**Required task**
Copy each line that contains the word "standalone".

(Source code of charts)
------------------------------------------------

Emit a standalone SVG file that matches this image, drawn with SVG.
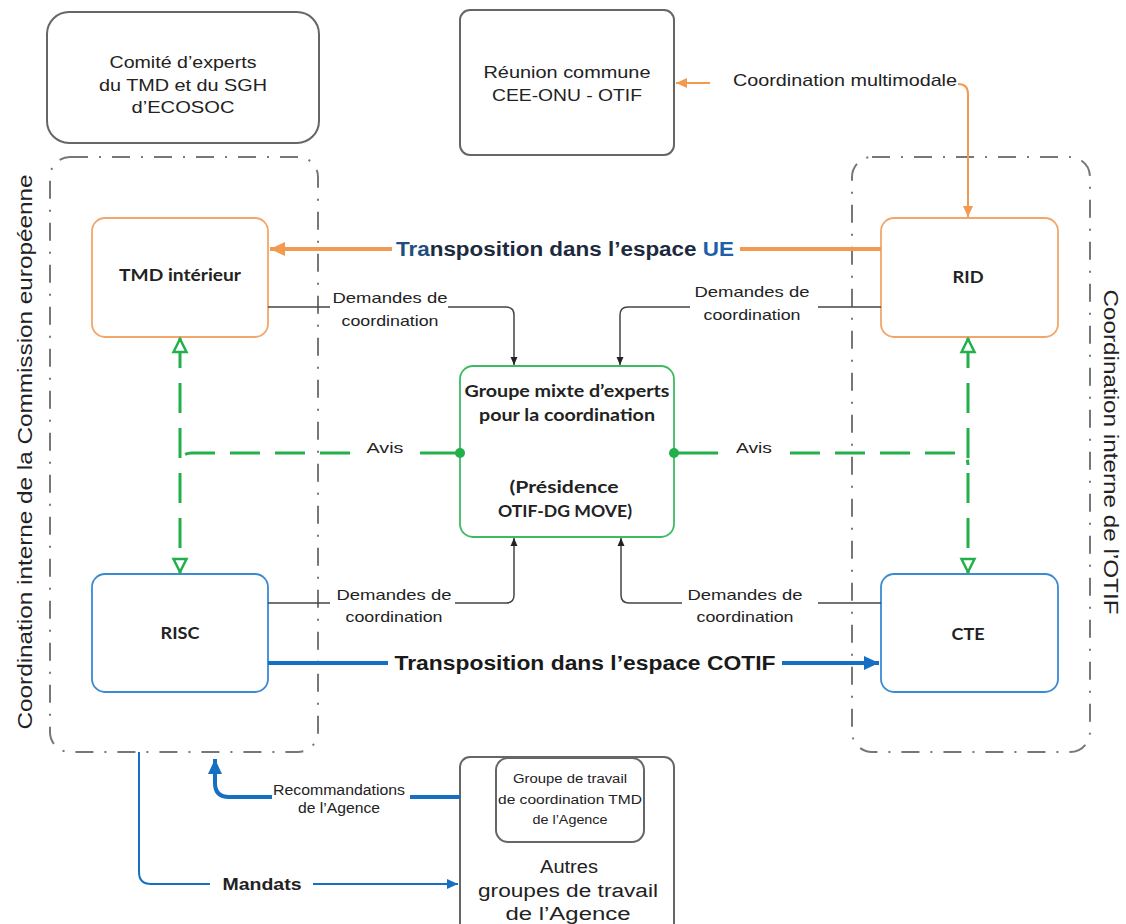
<svg xmlns="http://www.w3.org/2000/svg" width="1126" height="924" viewBox="0 0 1126 924">
<style>
.t{font-family:"Liberation Sans",Arial,sans-serif;fill:#222;text-anchor:middle}
.b{font-family:Lato,"Open Sans",sans-serif;font-weight:bold;fill:#222;text-anchor:middle}
.tb{font-family:"Liberation Sans",Arial,sans-serif;font-weight:bold;text-anchor:middle}
.gbox{fill:#fff;stroke:#666;stroke-width:2}
.obox{fill:#fff;stroke:#f3a66a;stroke-width:1.8}
.bbox{fill:#fff;stroke:#3a8ad4;stroke-width:1.8}
.grbox{fill:#fff;stroke:#3dbb63;stroke-width:1.8}
.dd{fill:none;stroke:#777;stroke-width:2;stroke-dasharray:18 11 2 11}
.thin{fill:none;stroke:#444;stroke-width:1.5}
.or{fill:none;stroke:#f39a52}
.bl{fill:none;stroke:#1570c4}
.gr{fill:none;stroke:#22b04a;stroke-width:3}
.grd{stroke-dasharray:30 15}
</style>
<defs>
<marker id="aO" markerUnits="userSpaceOnUse" markerWidth="16" markerHeight="16" viewBox="0 -8 16 16" refX="15" refY="0" orient="auto"><path d="M0,-7 L15,0 L0,7 z" fill="#f39a52"/></marker>
<marker id="aOs" markerUnits="userSpaceOnUse" markerWidth="12" markerHeight="12" viewBox="0 -6 12 12" refX="11" refY="0" orient="auto"><path d="M0,-5 L11,0 L0,5 z" fill="#f39a52"/></marker>
<marker id="aB" markerUnits="userSpaceOnUse" markerWidth="16" markerHeight="16" viewBox="0 -8 16 16" refX="15" refY="0" orient="auto"><path d="M0,-7 L15,0 L0,7 z" fill="#1570c4"/></marker>
<marker id="aBs" markerUnits="userSpaceOnUse" markerWidth="12" markerHeight="12" viewBox="0 -6 12 12" refX="11" refY="0" orient="auto"><path d="M0,-5 L11,0 L0,5 z" fill="#1570c4"/></marker>
<marker id="aK" markerUnits="userSpaceOnUse" markerWidth="10" markerHeight="10" viewBox="0 -5 10 10" refX="8" refY="0" orient="auto"><path d="M0,-3.5 L8,0 L0,3.5 z" fill="#222"/></marker>
<marker id="aG" markerUnits="userSpaceOnUse" markerWidth="20" markerHeight="20" viewBox="-2 -9 20 18" refX="15" refY="0" orient="auto-start-reverse"><path d="M1,-6.5 L14,0 L1,6.5 z" fill="#fff" stroke="#22b04a" stroke-width="2.5"/></marker>
</defs>

<!-- containers -->
<g id="container-ce">
<rect class="dd" x="50" y="157" width="268" height="595" rx="20"/>
<text class="t" font-size="20" transform="translate(32,452) rotate(-90)" textLength="555" lengthAdjust="spacingAndGlyphs">Coordination interne de la Commission européenne</text>
</g>
<g id="container-otif">
<rect class="dd" x="852" y="157" width="238" height="595" rx="20"/>
<text class="t" font-size="20" transform="translate(1104,452) rotate(90)" textLength="325" lengthAdjust="spacingAndGlyphs">Coordination interne de l’OTIF</text>
</g>

<!-- nodes -->
<g id="comite">
<rect class="gbox" x="47" y="12" width="272" height="131" rx="22"/>
<text class="t" font-size="17" x="183" y="68" textLength="147" lengthAdjust="spacingAndGlyphs">Comité d’experts</text>
<text class="t" font-size="17" x="183" y="91" textLength="168" lengthAdjust="spacingAndGlyphs">du TMD et du SGH</text>
<text class="t" font-size="17" x="183" y="113" textLength="103" lengthAdjust="spacingAndGlyphs">d’ECOSOC</text>
</g>
<g id="reunion">
<rect class="gbox" x="460" y="10" width="214" height="145" rx="10"/>
<text class="t" font-size="17" x="567" y="78" textLength="167" lengthAdjust="spacingAndGlyphs">Réunion commune</text>
<text class="t" font-size="17" x="567" y="101" textLength="150" lengthAdjust="spacingAndGlyphs">CEE-ONU - OTIF</text>
</g>
<g id="tmd">
<rect class="obox" x="92" y="218" width="176" height="119" rx="13"/>
<text class="b" font-size="17" x="180" y="281" textLength="122" lengthAdjust="spacingAndGlyphs">TMD intérieur</text>
</g>
<g id="rid">
<rect class="obox" x="881" y="218" width="177" height="119" rx="13"/>
<text class="b" font-size="17" x="968" y="283" textLength="31" lengthAdjust="spacingAndGlyphs">RID</text>
</g>
<g id="risc">
<rect class="bbox" x="92" y="574" width="176" height="118" rx="13"/>
<text class="b" font-size="17" x="180" y="639" textLength="39" lengthAdjust="spacingAndGlyphs">RISC</text>
</g>
<g id="cte">
<rect class="bbox" x="881" y="574" width="177" height="118" rx="13"/>
<text class="b" font-size="17" x="968" y="640" textLength="33" lengthAdjust="spacingAndGlyphs">CTE</text>
</g>
<g id="groupe-mixte">
<rect class="grbox" x="460" y="366" width="214" height="171" rx="13"/>
<text class="b" font-size="17" x="567" y="397" textLength="205" lengthAdjust="spacingAndGlyphs">Groupe mixte d’experts</text>
<text class="b" font-size="17" x="567" y="421" textLength="176" lengthAdjust="spacingAndGlyphs">pour la coordination</text>
<text class="b" font-size="17" x="564" y="493" textLength="109" lengthAdjust="spacingAndGlyphs">(Présidence</text>
<text class="b" font-size="17" x="565" y="517" textLength="134" lengthAdjust="spacingAndGlyphs">OTIF-DG MOVE)</text>
</g>
<g id="agence">
<rect class="gbox" x="460" y="757" width="214" height="180" rx="10"/>
<rect class="gbox" x="496" y="758" width="148" height="84" rx="12"/>
<text class="t" font-size="12" x="570" y="783" textLength="114" lengthAdjust="spacingAndGlyphs">Groupe de travail</text>
<text class="t" font-size="12" x="570" y="804" textLength="144" lengthAdjust="spacingAndGlyphs">de coordination TMD</text>
<text class="t" font-size="12" x="570" y="824" textLength="75" lengthAdjust="spacingAndGlyphs">de l’Agence</text>
<text class="t" font-size="18" x="569" y="873" textLength="58" lengthAdjust="spacingAndGlyphs">Autres</text>
<text class="t" font-size="18" x="568" y="897" textLength="180" lengthAdjust="spacingAndGlyphs">groupes de travail</text>
<text class="t" font-size="18" x="568" y="920" textLength="125" lengthAdjust="spacingAndGlyphs">de l’Agence</text>
</g>

<!-- connectors -->
<g id="connectors">
<!-- multimodal coordination -->
<path class="or" stroke-width="2" d="M710 83 H676" marker-end="url(#aOs)"/>
<path class="or" stroke-width="2" d="M958 84 Q968 84 968 94 V217" marker-end="url(#aOs)"/>
<text class="t" font-size="17" x="845" y="86" textLength="224" lengthAdjust="spacingAndGlyphs">Coordination multimodale</text>

<!-- transposition UE -->
<path class="or" stroke-width="4" d="M881 249 H740"/>
<path class="or" stroke-width="4" d="M392 249 H270" marker-end="url(#aO)"/>
<text class="tb" font-size="20" x="565" y="256" fill="#1d2a3e" textLength="338" lengthAdjust="spacingAndGlyphs"><tspan fill="#1f4f80">Tra</tspan>nsposition dans l’espace <tspan fill="#1f5fa8">UE</tspan></text>

<!-- transposition COTIF -->
<path class="bl" stroke-width="4" d="M268 663 H388"/>
<path class="bl" stroke-width="4" d="M782 663 H879" marker-end="url(#aB)"/>
<text class="tb" font-size="20" x="585" y="670" fill="#1a1a1a" textLength="381" lengthAdjust="spacingAndGlyphs">Transposition dans l’espace COTIF</text>

<!-- demandes de coordination -->
<path class="thin" d="M268 307 H330"/>
<path class="thin" d="M448 307 H506 Q514 307 514 315 V365" marker-end="url(#aK)"/>
<text class="t" font-size="15" x="390" y="303" textLength="115" lengthAdjust="spacingAndGlyphs">Demandes de</text>
<text class="t" font-size="15" x="390" y="326" textLength="97" lengthAdjust="spacingAndGlyphs">coordination</text>

<path class="thin" d="M881 307 H818"/>
<path class="thin" d="M690 307 H628 Q620 307 620 315 V365" marker-end="url(#aK)"/>
<text class="t" font-size="15" x="752" y="297" textLength="115" lengthAdjust="spacingAndGlyphs">Demandes de</text>
<text class="t" font-size="15" x="752" y="320" textLength="97" lengthAdjust="spacingAndGlyphs">coordination</text>

<path class="thin" d="M268 603 H330"/>
<path class="thin" d="M455 603 H506 Q514 603 514 595 V538" marker-end="url(#aK)"/>
<text class="t" font-size="15" x="394" y="600" textLength="115" lengthAdjust="spacingAndGlyphs">Demandes de</text>
<text class="t" font-size="15" x="394" y="622" textLength="97" lengthAdjust="spacingAndGlyphs">coordination</text>

<path class="thin" d="M881 603 H818"/>
<path class="thin" d="M682 603 H629 Q621 603 621 595 V538" marker-end="url(#aK)"/>
<text class="t" font-size="15" x="745" y="600" textLength="115" lengthAdjust="spacingAndGlyphs">Demandes de</text>
<text class="t" font-size="15" x="745" y="622" textLength="97" lengthAdjust="spacingAndGlyphs">coordination</text>

<!-- avis (green) -->
<path class="gr grd" d="M180 338 V573" marker-start="url(#aG)" marker-end="url(#aG)"/>
<path class="gr grd" d="M968 338 V573" marker-start="url(#aG)" marker-end="url(#aG)"/>
<path class="gr grd" d="M350 453 H192 Q180 453 180 465"/>
<path class="gr" d="M420 453 H460"/>
<circle cx="460" cy="453" r="5" fill="#22b04a"/>
<text class="t" font-size="15" x="385" y="453" textLength="37" lengthAdjust="spacingAndGlyphs">Avis</text>
<path class="gr" d="M674 453 H718"/>
<circle cx="674" cy="453" r="5" fill="#22b04a"/>
<path class="gr grd" d="M790 453 H956 Q968 453 968 465"/>
<text class="t" font-size="15" x="754" y="453" textLength="36" lengthAdjust="spacingAndGlyphs">Avis</text>

<!-- recommandations -->
<path class="bl" stroke-width="4" d="M460 797 H410"/>
<path class="bl" stroke-width="4" d="M272 797 H229 Q215 797 215 783 V759" marker-end="url(#aB)"/>
<text class="t" font-size="14" x="339" y="795" textLength="132" lengthAdjust="spacingAndGlyphs">Recommandations</text>
<text class="t" font-size="14" x="339" y="813" textLength="82" lengthAdjust="spacingAndGlyphs">de l’Agence</text>

<!-- mandats -->
<path class="bl" stroke-width="2" d="M139 752 V872 Q139 884 151 884 H210"/>
<path class="bl" stroke-width="2" d="M313 884 H458" marker-end="url(#aBs)"/>
<text class="tb" font-size="17" x="262" y="890" fill="#222" textLength="79" lengthAdjust="spacingAndGlyphs">Mandats</text>
</g>
</svg>
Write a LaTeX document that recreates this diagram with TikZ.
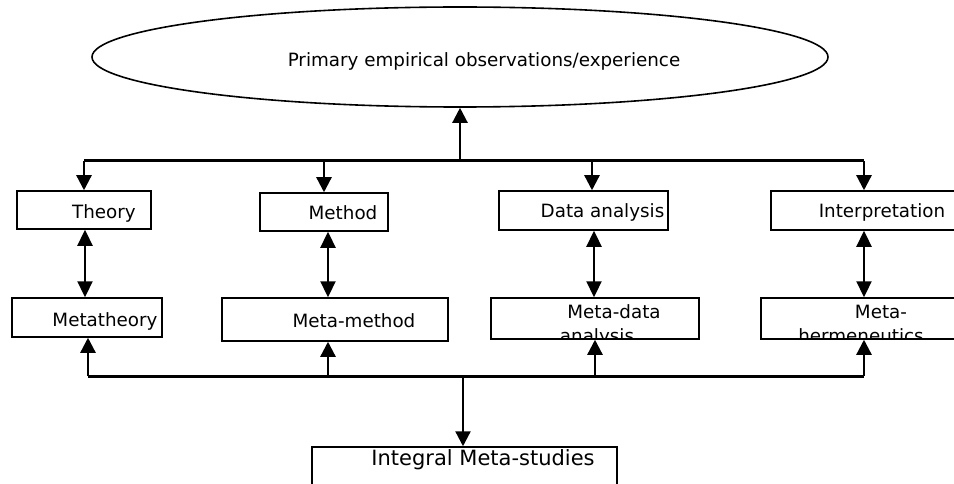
\documentclass[tikz,border=0pt]{standalone}
\usepackage{fontspec}
\setmainfont{DejaVu Sans}
\usetikzlibrary{arrows.meta,shapes.geometric}
\tikzset{
  boxnode/.style={draw, line width=1.5pt, rectangle, inner sep=0pt},
  lbl/.style={anchor=base, inner sep=0pt, font=\fontsize{18.3}{22}\selectfont},
  biglbl/.style={anchor=base, inner sep=0pt, font=\fontsize{21}{25}\selectfont},
  busline/.style={line width=3pt},
  arr/.style={line width=2.3pt, -{Triangle[width=15pt,length=15pt]}},
  uparr/.style={line width=2.3pt, -{Triangle[width=15pt,length=15pt]}},
  darr/.style={line width=2.3pt, {Triangle[width=15pt,length=16pt]}-{Triangle[width=15pt,length=16pt]}}
}
\begin{document}
\begin{tikzpicture}[x=1pt,y=-1pt]
\useasboundingbox (0,0) rectangle (954,484);
\fill[white] (0,0) rectangle (954,484);

% ellipse
\node[draw, ellipse, line width=1.6pt, minimum width=736pt, minimum height=100pt, inner sep=0pt] (ell) at (460,57) {};
\node[lbl] (elltxt) at (484,67) {Primary empirical observations/experience};

% upper boxes
\node[boxnode, minimum width=134pt, minimum height=38pt] (theory) at (84,210) {};
\node[boxnode, minimum width=128pt, minimum height=38pt] (method) at (324,212) {};
\node[boxnode, minimum width=169pt, minimum height=39pt] (data) at (583.5,210.5) {};
\node[boxnode, minimum width=186pt, minimum height=39pt] (interp) at (864,210.5) {};
\node[lbl] (theorytxt) at (104,218.5) {Theory};
\node[lbl] (methodtxt) at (343,219) {Method};
\node[lbl] (datatxt) at (602.5,218) {Data analysis};
\node[lbl] (interptxt) at (882,218) {Interpretation};

% lower boxes
\node[boxnode, minimum width=150pt, minimum height=39pt] (metatheory) at (87,317.5) {};
\node[boxnode, minimum width=226pt, minimum height=43pt] (metamethod) at (335,319.5) {};
\node[boxnode, minimum width=208pt, minimum height=41pt] (metadata) at (595,318.5) {};
\node[boxnode, minimum width=206pt, minimum height=41pt] (metaherm) at (864,318.5) {};
\node[lbl] (metatheorytxt) at (105,326) {Metatheory};
\node[lbl] (metamethodtxt) at (354,327) {Meta-method};
\begin{scope}
  \clip (metadata.south west) rectangle (metadata.north east);
  \node[lbl] (metadatatxta) at (614,318) {Meta-data};
  \node[lbl] (metadatatxtb) at (597,342) {analysis};
\end{scope}
\begin{scope}
  \clip (metaherm.south west) rectangle (metaherm.north east);
  \node[lbl] (metahermtxta) at (881,318) {Meta-};
  \node[lbl] (metahermtxtb) at (861,342) {hermeneutics};
\end{scope}

% integral box
\node[boxnode, minimum width=305pt, minimum height=53pt] (integral) at (464.5,473.5) {};
\node[biglbl] (integraltxt) at (483,465) {Integral Meta-studies};

% upper bus
\coordinate (u1) at (84,161);
\coordinate (u2) at (324,161);
\coordinate (u3) at (592,161);
\coordinate (u4) at (864,161);
\coordinate (uc) at (460,161);
\draw[busline] (u1) -- (u4);
\draw[uparr] (uc) -- (uc |- ell.south);
\draw[arr] (u1) -- (u1 |- theory.north);
\draw[arr] (u2) -- (u2 |- method.north);
\draw[arr] (u3) -- (u3 |- data.north);
\draw[arr] (u4) -- (u4 |- interp.north);

% lower bus
\coordinate (l1) at (88,376);
\coordinate (l2) at (328,376);
\coordinate (l3) at (595,376);
\coordinate (l4) at (864,376);
\coordinate (lc) at (463,376);

% double arrows
\draw[darr] (theory.south -| 85,0) -- (metatheory.north -| 85,0);
\draw[darr] (method.south -| l2) -- (metamethod.north -| l2);
\draw[darr] (data.south -| 594,0) -- (metadata.north -| 594,0);
\draw[darr] (interp.south -| l4) -- (metaherm.north -| l4);

\draw[busline] (l1) -- (l4);
\draw[arr] (l1) -- (l1 |- metatheory.south);
\draw[arr] (l2) -- (l2 |- metamethod.south);
\draw[arr] (l3) -- (l3 |- metadata.south);
\draw[arr] (l4) -- (l4 |- metaherm.south);
\draw[arr] (lc) -- (lc |- integral.north);
\end{tikzpicture}
\end{document}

------------------------------------------------

**Expected answer**
Emit a standalone SVG file that matches this image, drawn with SVG.
\documentclass[tikz,border=0pt]{standalone}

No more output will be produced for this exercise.